Inviting the client to describe her preferred future in small, acts of living, terms, has allowed her to see that change is possible when previously she had doubted it. And a client of mine, much more recently effectively says the same thing:
? ‘One thing that struck me – it is very tempting for someone on this side to frame everything very negatively – to talk about problems – what I can’t do – what’s wrong – whereas what has been interesting is that this hour has been ‘what do you want?’ – ‘what would you like to achieve?’ – and I like that it hasn’t been focused on the problem - it’s been more what do you want and its made what I want seem not that far away – it has actually made what I want seem a lot closer – actually very reasonable goals that are attainable rather than these mysterious goals that I perhaps was picturing them as – when you take concepts of happiness and contentment and just make them specific, which is what I think you did - or what I did - I think that it makes you realise how attainable a lot of these goals are. So I think that I have realised that today – part of what we spoke about – a good day is not actually that far from my reach – I think that I have realised that.’
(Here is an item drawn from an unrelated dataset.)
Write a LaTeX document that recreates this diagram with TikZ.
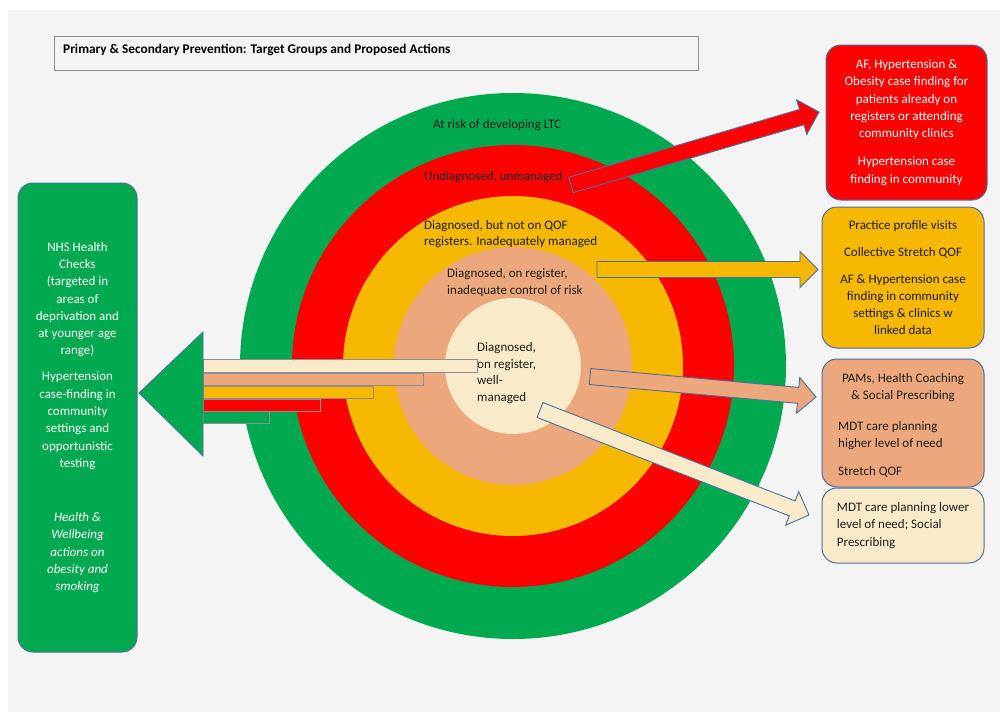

As he says ‘when you take concepts of happiness and contentment and just make them specific, which is what I think you did - or what I did - I think that it makes you realise how attainable a lot of these goals are’. As then he adds ‘a good day is not actually that far from my reach – I think that I have realised that’. Far from inducing despair, Solution Focused Preferred Future descriptions appear to result in the emergence of hope and optimism.
George, E., Iveson, C. and Ratner, H. (1990; Revised and expanded Edition 1999) Problem to Solution: Brief Therapy with Individuals and Families. London: BT Press
‘Perfect day’ This song by Lou Reed and released on his Transformer album in 1972 sounds a little like a love poem but Reed may actually be talking about his heroin use — there has been debate about this.